Снова раздались смешки.
Для бедняги португальца насмешки были куда страшнее, чем боль в укушенном месте. Он с большей охотой принял бы на себя удар меча, чем выносить подтрунивание своих товарищей, хотя в глубине души Гимараеш понимал, что шутят над ним не со зла. Португалец относился к тому разряду людей, для которых боль — старая знакомая. Мочку его правого уха оторвало пулей — память о торговом судне, которое пираты взяли на абордаж в Южно-Китайском море. Внушительный шрам, перечеркнувший его грудь, был подарком одного ныне покойного моряка с датского корабля.
Он гордился этими боевыми отметинами. Но разве можно гордиться шрамом на ягодице? Конечно, увидеть-то никто его не увидит. Но сам-то Гимараеш никогда не забудет о позорной ране.
И его товарищи по оружию тоже. Чем громче становился их смех, тем больше ожесточался португалец, тем сильнее распалялся от гнева.

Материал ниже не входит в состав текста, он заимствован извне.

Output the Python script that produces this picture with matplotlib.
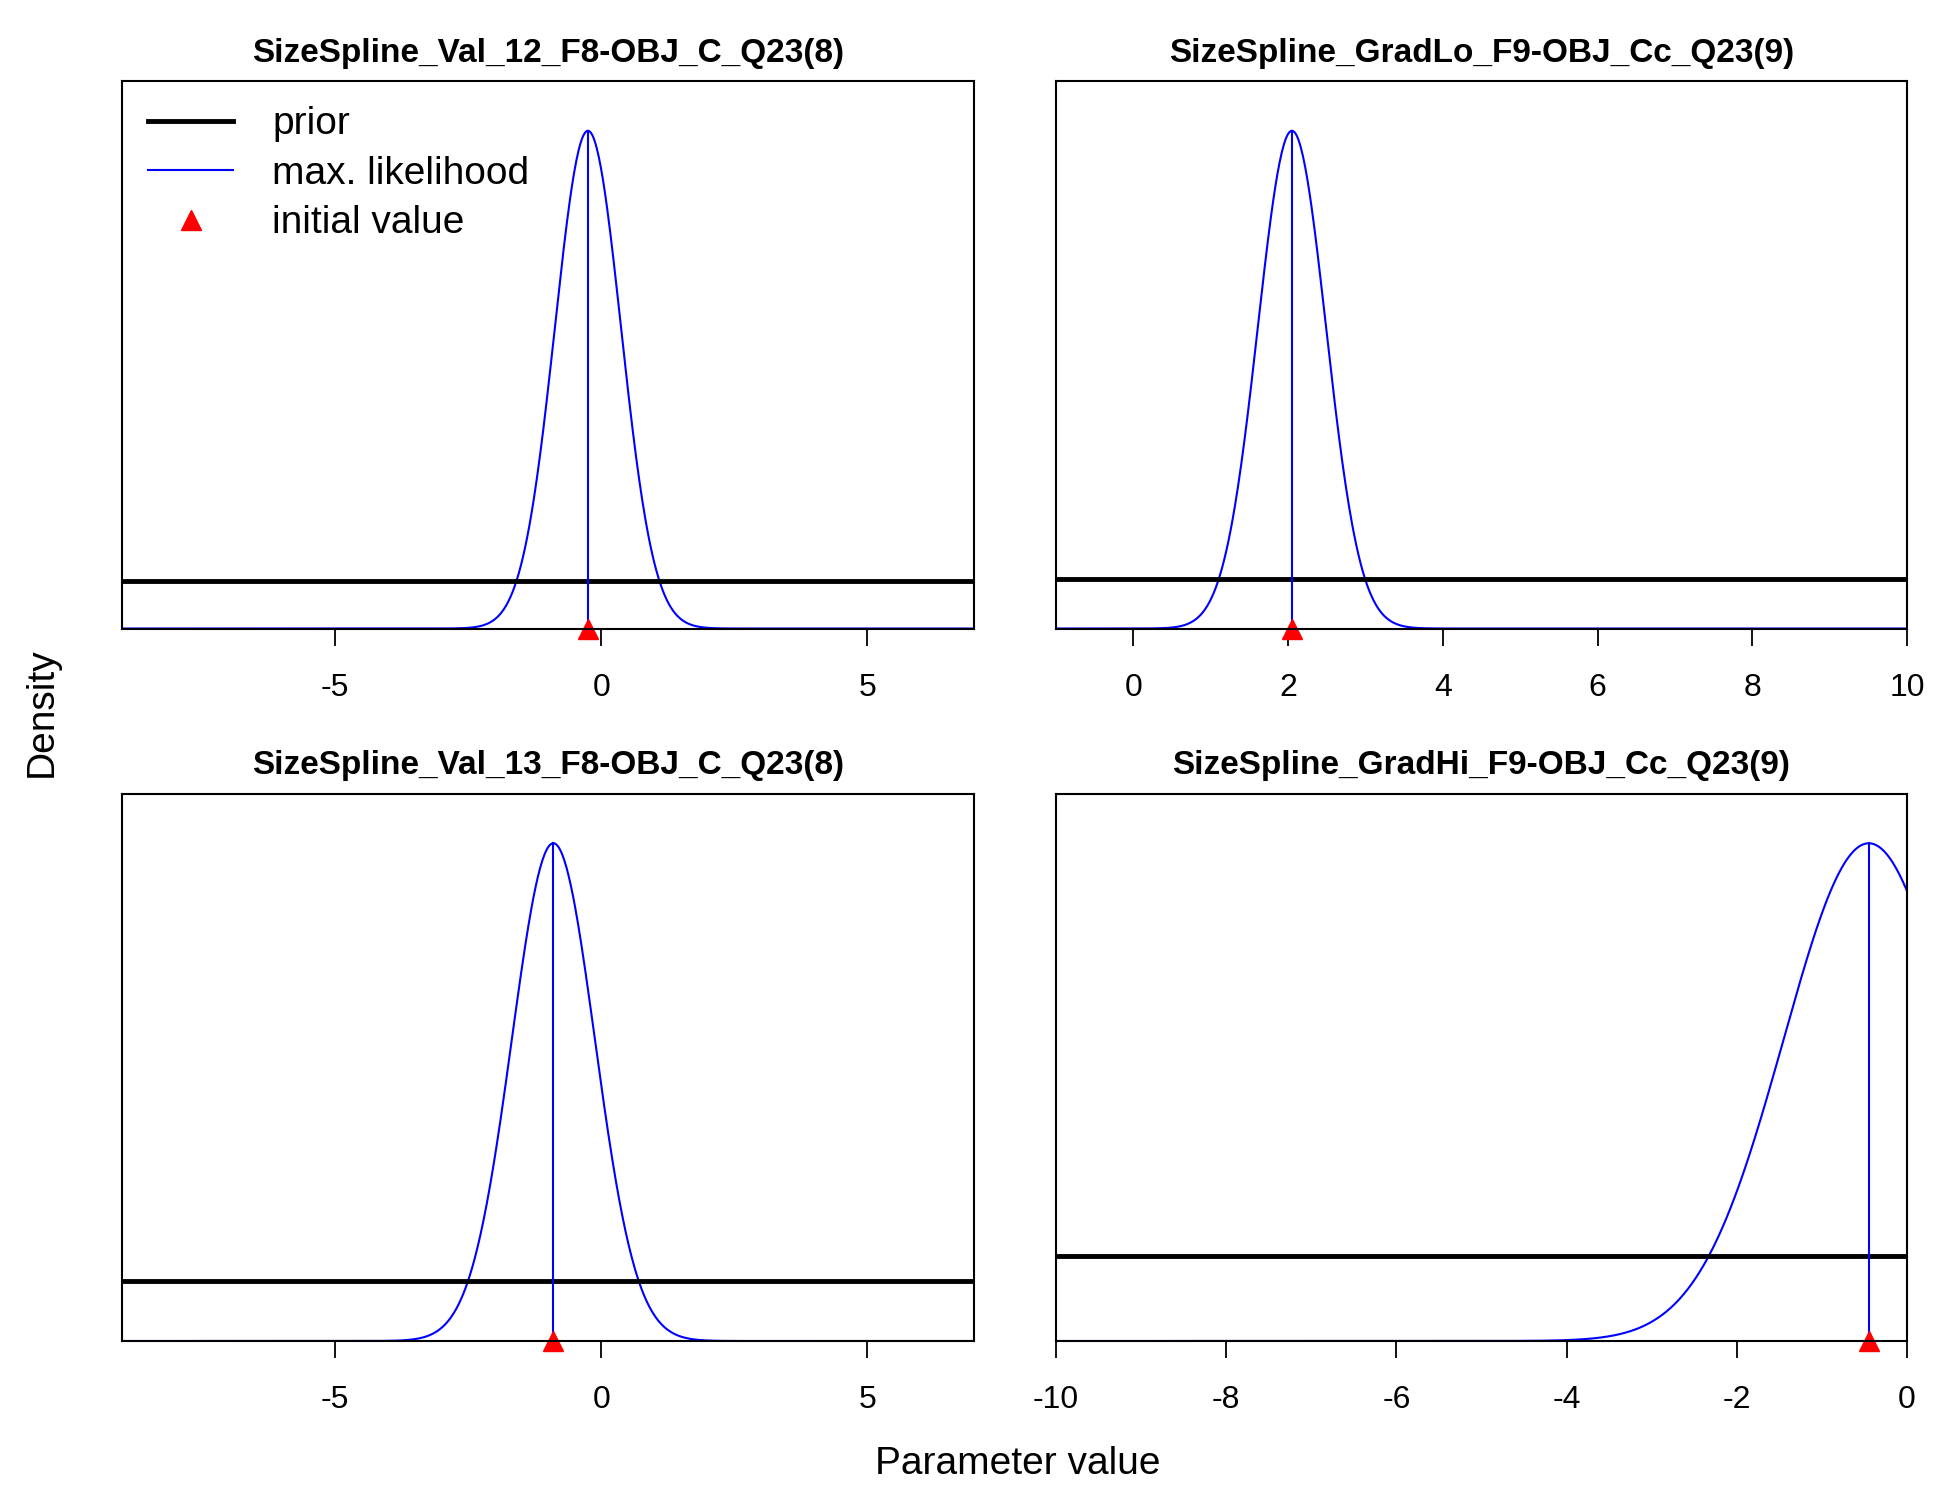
import numpy as np
import matplotlib
matplotlib.use("Agg")
import matplotlib.pyplot as plt

plt.rcParams['font.family'] = ['Liberation Sans', 'DejaVu Sans']
plt.rcParams['axes.unicode_minus'] = False

titles = ["SizeSpline_Val_12_F8-OBJ_C_Q23(8)", "SizeSpline_GradLo_F9-OBJ_Cc_Q23(9)",
          "SizeSpline_Val_13_F8-OBJ_C_Q23(8)", "SizeSpline_GradHi_F9-OBJ_Cc_Q23(9)"]
means = [-0.25, 2.05, -0.9, -0.45]
sds = [0.62, 0.44, 0.78, 1.0]
prior_levels = [0.095, 0.10, 0.12, 0.17]
initials = [-0.25, 2.05, -0.9, -0.45]
xlims = [(-9, 7), (-1, 10), (-9, 7), (-10, 0)]
xticks = [[-5, 0, 5], [0, 2, 4, 6, 8, 10], [-5, 0, 5], [-10, -8, -6, -4, -2, 0]]

fig = plt.figure(figsize=(19.5, 15), dpi=100)
boxes = [(0.0628, 0.581), (0.5415, 0.581), (0.0628, 0.106), (0.5415, 0.106)]
for i, (l, b) in enumerate(boxes):
    ax = fig.add_axes([l, b, 0.4365, 0.365])
    x = np.linspace(xlims[i][0], xlims[i][1], 800)
    y = np.exp(-0.5 * ((x - means[i]) / sds[i]) ** 2)
    ax.plot(x, y, color="blue", lw=1.5, label="max. likelihood")
    ax.axhline(prior_levels[i], color="black", lw=3.5, label="prior")
    ax.plot([means[i], means[i]], [0, 1], color="blue", lw=1.5)
    ax.plot([initials[i]], [0], marker="^", color="red", ms=14, ls="none",
            clip_on=False, label="initial value")
    ax.set_xlim(*xlims[i])
    ax.set_ylim(0, 1.1)
    ax.set_yticks([])
    ax.set_xticks(xticks[i])
    ax.tick_params(axis="x", labelsize=23, length=12, width=1.3, pad=20)
    for s in ax.spines.values():
        s.set_linewidth(1.5)
    ax.set_title(titles[i], fontsize=24, fontweight="bold", pad=14)
    if i == 0:
        h, lab = ax.get_legend_handles_labels()
        order = [1, 0, 2]
        ax.legend([h[k] for k in order], [lab[k] for k in order], loc="upper left",
                  frameon=False, fontsize=28, handlelength=2.2, borderaxespad=0.35,
                  labelspacing=0.35, handletextpad=1.0, borderpad=0.3)

fig.text(0.522, 0.017, "Parameter value", ha="center", fontsize=28)
fig.text(0.012, 0.525, "Density", va="center", rotation=90, fontsize=28)
fig.savefig("out.png", dpi=100)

Этой ночью спать ему не пришлось, наступила его очередь дежурить. На небе светила полная луна, но ее свет затемняли бесчисленные облака, затянувшие небо.

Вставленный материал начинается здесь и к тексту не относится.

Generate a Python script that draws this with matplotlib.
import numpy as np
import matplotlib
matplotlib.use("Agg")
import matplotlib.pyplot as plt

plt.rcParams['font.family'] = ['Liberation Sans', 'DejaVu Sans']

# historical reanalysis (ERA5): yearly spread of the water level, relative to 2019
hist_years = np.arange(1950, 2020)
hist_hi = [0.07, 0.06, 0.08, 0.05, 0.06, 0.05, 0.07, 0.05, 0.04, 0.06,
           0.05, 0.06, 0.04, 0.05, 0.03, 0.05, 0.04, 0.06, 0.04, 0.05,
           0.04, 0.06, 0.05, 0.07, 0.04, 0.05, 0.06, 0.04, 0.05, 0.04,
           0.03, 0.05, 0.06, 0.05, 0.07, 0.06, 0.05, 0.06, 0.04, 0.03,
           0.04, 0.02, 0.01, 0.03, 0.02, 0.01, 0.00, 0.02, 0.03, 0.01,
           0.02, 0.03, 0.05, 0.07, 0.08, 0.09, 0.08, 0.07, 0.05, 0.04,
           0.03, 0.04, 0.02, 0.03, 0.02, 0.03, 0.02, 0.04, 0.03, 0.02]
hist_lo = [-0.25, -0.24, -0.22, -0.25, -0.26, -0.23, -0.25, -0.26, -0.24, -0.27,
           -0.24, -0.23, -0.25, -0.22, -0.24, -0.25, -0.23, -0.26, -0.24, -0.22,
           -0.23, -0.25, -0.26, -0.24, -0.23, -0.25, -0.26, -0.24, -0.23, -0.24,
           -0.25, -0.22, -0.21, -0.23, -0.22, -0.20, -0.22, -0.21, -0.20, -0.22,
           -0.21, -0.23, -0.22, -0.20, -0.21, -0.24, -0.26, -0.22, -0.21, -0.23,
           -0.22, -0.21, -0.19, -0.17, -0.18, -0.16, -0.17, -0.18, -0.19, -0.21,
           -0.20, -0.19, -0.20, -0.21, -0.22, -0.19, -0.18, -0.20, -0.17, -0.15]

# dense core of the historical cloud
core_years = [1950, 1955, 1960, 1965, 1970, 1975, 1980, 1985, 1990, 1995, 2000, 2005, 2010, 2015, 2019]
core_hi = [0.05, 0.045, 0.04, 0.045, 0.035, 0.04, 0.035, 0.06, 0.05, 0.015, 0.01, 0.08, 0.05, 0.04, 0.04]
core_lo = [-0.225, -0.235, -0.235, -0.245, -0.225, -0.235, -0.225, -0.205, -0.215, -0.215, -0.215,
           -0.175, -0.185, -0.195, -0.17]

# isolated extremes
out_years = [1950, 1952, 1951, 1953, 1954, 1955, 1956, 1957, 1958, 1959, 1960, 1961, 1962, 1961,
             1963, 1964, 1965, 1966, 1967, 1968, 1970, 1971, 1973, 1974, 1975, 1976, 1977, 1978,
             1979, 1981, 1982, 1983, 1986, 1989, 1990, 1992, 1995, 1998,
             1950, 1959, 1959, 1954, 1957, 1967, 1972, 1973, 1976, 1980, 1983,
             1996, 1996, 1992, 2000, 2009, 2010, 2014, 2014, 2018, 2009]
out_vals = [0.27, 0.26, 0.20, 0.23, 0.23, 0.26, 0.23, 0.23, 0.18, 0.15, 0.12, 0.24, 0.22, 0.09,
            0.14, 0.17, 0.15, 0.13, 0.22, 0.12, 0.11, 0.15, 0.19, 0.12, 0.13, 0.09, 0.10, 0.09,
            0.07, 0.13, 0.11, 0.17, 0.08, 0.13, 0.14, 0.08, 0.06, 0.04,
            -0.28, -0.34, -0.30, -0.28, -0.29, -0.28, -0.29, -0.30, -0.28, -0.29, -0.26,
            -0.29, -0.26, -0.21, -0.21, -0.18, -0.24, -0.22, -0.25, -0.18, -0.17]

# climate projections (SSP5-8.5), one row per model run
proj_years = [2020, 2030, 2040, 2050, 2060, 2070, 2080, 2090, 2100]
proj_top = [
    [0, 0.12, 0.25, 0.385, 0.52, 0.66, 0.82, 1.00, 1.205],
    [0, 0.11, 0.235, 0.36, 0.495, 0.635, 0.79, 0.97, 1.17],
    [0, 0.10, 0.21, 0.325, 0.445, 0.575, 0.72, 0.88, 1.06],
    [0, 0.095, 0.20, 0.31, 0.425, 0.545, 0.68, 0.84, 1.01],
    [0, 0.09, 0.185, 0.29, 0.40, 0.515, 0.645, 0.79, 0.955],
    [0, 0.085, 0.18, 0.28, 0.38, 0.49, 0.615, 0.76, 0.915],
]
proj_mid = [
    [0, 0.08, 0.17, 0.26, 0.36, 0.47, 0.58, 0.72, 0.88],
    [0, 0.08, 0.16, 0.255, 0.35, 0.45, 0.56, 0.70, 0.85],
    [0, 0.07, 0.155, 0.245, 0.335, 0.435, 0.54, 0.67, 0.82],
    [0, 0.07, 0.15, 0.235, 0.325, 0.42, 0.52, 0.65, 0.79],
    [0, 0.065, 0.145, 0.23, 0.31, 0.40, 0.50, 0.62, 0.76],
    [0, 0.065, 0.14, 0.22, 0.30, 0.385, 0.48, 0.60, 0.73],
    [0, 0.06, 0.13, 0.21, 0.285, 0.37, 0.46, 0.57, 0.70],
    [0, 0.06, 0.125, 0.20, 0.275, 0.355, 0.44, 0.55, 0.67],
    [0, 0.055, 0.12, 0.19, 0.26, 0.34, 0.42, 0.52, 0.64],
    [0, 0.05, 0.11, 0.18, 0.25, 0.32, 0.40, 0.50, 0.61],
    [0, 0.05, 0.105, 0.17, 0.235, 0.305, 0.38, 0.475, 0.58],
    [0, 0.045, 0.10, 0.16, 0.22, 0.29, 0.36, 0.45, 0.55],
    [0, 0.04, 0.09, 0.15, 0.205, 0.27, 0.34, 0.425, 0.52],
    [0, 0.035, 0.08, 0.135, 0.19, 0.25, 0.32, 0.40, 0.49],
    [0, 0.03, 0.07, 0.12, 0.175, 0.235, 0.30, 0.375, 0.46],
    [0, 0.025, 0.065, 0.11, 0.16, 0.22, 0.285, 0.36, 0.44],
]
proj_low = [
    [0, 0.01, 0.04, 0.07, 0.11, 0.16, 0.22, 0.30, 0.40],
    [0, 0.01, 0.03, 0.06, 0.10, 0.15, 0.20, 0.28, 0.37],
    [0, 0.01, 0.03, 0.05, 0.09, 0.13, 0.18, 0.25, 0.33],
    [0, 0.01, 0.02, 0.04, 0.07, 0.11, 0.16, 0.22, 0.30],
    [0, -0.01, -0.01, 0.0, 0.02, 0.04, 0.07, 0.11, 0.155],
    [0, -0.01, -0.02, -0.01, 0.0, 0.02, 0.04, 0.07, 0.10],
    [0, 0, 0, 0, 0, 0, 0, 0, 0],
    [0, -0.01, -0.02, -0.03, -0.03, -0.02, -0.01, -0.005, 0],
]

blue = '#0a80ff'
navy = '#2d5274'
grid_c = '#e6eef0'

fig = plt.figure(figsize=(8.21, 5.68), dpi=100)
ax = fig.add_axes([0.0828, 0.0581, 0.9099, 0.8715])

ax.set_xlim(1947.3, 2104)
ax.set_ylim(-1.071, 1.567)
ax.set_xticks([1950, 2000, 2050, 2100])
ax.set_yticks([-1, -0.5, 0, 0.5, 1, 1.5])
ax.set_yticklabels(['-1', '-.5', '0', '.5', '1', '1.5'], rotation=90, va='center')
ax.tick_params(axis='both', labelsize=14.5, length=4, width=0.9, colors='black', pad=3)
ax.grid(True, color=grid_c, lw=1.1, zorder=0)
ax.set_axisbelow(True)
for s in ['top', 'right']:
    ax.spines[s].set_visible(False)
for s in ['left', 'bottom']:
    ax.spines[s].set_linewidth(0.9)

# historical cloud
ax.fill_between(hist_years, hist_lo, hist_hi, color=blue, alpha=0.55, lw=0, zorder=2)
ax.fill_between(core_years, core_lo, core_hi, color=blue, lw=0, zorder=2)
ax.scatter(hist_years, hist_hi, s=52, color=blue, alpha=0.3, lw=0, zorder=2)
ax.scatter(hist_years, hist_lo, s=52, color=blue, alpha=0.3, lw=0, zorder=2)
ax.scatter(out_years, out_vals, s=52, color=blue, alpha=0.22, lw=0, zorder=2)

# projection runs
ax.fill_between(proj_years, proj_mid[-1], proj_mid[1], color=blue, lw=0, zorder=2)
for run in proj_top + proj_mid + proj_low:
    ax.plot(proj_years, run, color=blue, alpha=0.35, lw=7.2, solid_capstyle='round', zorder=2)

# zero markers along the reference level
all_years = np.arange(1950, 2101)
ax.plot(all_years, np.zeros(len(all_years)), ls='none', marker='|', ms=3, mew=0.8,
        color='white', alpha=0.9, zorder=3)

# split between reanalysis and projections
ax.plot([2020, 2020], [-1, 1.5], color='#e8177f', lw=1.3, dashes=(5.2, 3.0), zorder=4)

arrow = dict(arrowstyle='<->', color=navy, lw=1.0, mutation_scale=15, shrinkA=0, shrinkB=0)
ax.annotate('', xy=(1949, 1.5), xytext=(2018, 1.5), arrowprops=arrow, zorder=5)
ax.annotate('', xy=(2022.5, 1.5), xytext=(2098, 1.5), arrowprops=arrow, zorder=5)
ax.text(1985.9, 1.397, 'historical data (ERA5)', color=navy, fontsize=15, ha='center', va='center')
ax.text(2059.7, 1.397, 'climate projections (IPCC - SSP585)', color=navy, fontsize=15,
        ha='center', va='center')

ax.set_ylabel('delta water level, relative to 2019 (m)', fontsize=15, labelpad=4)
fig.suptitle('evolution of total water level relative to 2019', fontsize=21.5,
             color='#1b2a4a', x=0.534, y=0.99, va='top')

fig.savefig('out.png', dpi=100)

Света было достаточно, чтобы найти дорогу к дальнему краю лагеря, где пленники были привязаны к крепким деревьям. Четверо гибких птицеподобных динозавров спали, сидя на корточках и запрокинув головы, что делало их похожими на куриц, спящих на насестах. Они даже не проснулись при его приближении. Сравнение с курами пришло ему в голову совершенно неожиданно, но кто он такой, чтобы судить о привычках этих животных?
Он с ненавистью посмотрел на зверя, ставшего причиной его бесчестья. Дракон — так называл его китаец. Динозавр — объяснял им помощник капитана. А португалец придумывал пленнику разные имена.

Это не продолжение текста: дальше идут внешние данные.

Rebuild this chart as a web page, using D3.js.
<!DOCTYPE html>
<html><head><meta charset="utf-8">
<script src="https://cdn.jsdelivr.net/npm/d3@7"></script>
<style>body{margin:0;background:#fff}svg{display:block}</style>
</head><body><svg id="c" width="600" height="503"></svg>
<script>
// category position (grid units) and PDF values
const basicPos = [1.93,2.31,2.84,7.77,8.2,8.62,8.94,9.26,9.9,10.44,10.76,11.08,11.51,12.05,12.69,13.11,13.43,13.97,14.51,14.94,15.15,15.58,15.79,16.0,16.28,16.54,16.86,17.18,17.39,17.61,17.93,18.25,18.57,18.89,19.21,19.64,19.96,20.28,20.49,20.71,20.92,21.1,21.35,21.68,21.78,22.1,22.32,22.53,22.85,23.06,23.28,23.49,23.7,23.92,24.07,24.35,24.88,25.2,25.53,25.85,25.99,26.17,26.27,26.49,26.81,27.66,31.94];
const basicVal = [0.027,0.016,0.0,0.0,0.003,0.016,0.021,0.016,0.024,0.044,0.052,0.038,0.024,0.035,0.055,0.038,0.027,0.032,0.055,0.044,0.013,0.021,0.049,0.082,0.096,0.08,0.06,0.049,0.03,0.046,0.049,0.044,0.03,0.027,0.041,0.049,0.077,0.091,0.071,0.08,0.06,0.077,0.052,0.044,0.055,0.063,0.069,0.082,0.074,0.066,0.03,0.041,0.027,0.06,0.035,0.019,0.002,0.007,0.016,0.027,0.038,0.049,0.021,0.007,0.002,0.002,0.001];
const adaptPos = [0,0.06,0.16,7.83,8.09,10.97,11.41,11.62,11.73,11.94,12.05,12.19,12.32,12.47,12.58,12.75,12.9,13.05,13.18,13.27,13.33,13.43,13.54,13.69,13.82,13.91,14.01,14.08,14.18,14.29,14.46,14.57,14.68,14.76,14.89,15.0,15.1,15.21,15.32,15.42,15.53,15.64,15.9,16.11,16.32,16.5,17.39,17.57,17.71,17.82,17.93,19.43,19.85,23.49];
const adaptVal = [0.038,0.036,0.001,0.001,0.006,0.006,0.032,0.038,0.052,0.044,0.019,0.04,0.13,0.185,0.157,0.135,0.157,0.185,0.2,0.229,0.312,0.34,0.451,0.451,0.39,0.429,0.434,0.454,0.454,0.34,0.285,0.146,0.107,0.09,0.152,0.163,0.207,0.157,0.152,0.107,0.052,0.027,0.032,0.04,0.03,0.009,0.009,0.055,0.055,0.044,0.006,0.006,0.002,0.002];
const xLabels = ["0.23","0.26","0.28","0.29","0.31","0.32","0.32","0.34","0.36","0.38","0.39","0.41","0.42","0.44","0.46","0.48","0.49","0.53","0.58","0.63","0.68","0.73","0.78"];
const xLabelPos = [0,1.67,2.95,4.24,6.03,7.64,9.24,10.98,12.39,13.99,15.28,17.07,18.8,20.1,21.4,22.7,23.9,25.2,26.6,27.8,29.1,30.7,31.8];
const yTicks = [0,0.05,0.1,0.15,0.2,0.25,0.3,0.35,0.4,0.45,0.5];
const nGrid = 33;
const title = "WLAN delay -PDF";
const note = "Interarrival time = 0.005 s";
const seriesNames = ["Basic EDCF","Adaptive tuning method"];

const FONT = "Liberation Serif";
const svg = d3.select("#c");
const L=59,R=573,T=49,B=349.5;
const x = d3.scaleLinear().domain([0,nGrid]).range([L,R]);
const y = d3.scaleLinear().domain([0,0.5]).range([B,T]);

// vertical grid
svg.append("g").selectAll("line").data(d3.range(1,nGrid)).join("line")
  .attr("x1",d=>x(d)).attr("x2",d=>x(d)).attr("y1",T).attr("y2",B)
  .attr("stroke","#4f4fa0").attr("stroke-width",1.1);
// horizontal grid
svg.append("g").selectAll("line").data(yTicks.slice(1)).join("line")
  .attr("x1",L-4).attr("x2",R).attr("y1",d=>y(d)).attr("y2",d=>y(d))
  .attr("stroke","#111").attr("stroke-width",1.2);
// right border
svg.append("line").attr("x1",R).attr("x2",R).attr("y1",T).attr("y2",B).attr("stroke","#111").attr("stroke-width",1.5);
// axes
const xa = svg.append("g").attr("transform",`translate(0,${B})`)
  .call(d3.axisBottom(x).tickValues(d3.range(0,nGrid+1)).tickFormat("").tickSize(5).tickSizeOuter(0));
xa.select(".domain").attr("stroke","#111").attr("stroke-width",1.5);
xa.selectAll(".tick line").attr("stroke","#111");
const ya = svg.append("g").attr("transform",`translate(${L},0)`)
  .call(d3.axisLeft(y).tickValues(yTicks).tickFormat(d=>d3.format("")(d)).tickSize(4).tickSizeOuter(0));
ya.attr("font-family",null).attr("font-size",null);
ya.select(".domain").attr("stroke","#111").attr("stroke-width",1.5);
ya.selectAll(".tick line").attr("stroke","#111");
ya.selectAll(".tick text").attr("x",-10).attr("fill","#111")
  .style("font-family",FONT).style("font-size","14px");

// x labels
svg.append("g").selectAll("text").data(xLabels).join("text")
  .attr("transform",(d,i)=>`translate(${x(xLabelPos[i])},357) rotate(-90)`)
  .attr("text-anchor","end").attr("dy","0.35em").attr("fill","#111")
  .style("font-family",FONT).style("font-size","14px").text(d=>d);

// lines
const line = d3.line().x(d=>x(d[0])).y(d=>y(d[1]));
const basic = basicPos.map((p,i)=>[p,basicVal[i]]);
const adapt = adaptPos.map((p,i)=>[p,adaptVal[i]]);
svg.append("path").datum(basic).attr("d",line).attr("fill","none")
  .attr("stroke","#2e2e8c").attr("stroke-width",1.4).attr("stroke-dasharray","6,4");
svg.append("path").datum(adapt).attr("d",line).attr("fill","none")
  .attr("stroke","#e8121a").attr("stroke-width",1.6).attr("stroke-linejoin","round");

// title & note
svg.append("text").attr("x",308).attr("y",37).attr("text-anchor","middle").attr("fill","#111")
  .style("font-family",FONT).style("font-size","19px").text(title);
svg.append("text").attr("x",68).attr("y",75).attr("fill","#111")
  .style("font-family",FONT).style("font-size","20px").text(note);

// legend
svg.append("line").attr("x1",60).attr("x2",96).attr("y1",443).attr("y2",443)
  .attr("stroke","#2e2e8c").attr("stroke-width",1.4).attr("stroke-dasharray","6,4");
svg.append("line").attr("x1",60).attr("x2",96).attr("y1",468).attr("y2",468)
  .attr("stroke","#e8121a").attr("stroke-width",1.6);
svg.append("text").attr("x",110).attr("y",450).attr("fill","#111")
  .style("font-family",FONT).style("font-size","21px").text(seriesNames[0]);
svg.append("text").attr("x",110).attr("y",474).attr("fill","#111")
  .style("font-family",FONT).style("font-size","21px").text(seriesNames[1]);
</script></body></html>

— Привет, маленький дьяволенок. Ты не спишь? — Голос его звучал обманчиво мягко и нежно. — А-а, очень хорошо.
Один желтый глаз открылся, пристально следя за противником. Хотя животное было связано еще туже и надежнее, чем прежде, португалец, наученный горьким опытом, соблюдал дистанцию. «Один раз уже обжегся», — думал он с горечью… Для большей надежности пираты обмотали мощные челюсти еще несколькими витками веревок. Теперь зверь был совсем беспомощен. Человек может делать все, что ему вздумается, все, что его душе угодно, никакое сопротивление невозможно.
Но сейчас Гимараеш не стал рисковать. Он прекрасно знал, что, если хоть пальцем дотронется или тем более испортит эту мерзкую, но драгоценную шкуру, Блэкстрап сразу его самого освежует, разрубит на куски и скормит первому встречному монстру. Да, жажда мести разрывает его сердце на части, но он поступит мудро, он будет ждать, и его час настанет.
А пока он будет строить планы мести и временами навещать своего обидчика.
— Как спится? Хорошо? — Зверь молчал. Да он и не мог отвечать с крепко связанной пастью. Но смотреть на человека он мог. — Ненавидишь меня, так ведь? Это хорошо. Это очень хорошо. Мы отлично понимаем друг друга. Однажды ночью я приду за тобой, и у меня не будет ни сожаления, ни раскаяния.
Рана под повязкой ныла, но она не причиняла португальцу столько неприятностей, сколько насмешки приятелей. При ходьбе рана болела еще сильнее, и из-за этого португалец прихрамывал. Каждый шаг напоминал ему о случившемся, с каждым шагом в нем разгорался огонь ненависти. Каждая новая шутка укрепляла его намерение отомстить.
«Еще немного, — говорил он себе. — Надо только дождаться удобного случая. И тогда…»
— Думаешь, ты хитрый? Так смирно взял у меня кусок мяса и подождал, пока я отвернусь. Ну и каково тебе со связанными лапами и с заткнутой пастью? Ничего не жмет?
Он едва сдерживал волнение в голосе, вертя перед мордой тираннозавра дулом пистолета.
Из пасти пленника раздалось злобное шипение.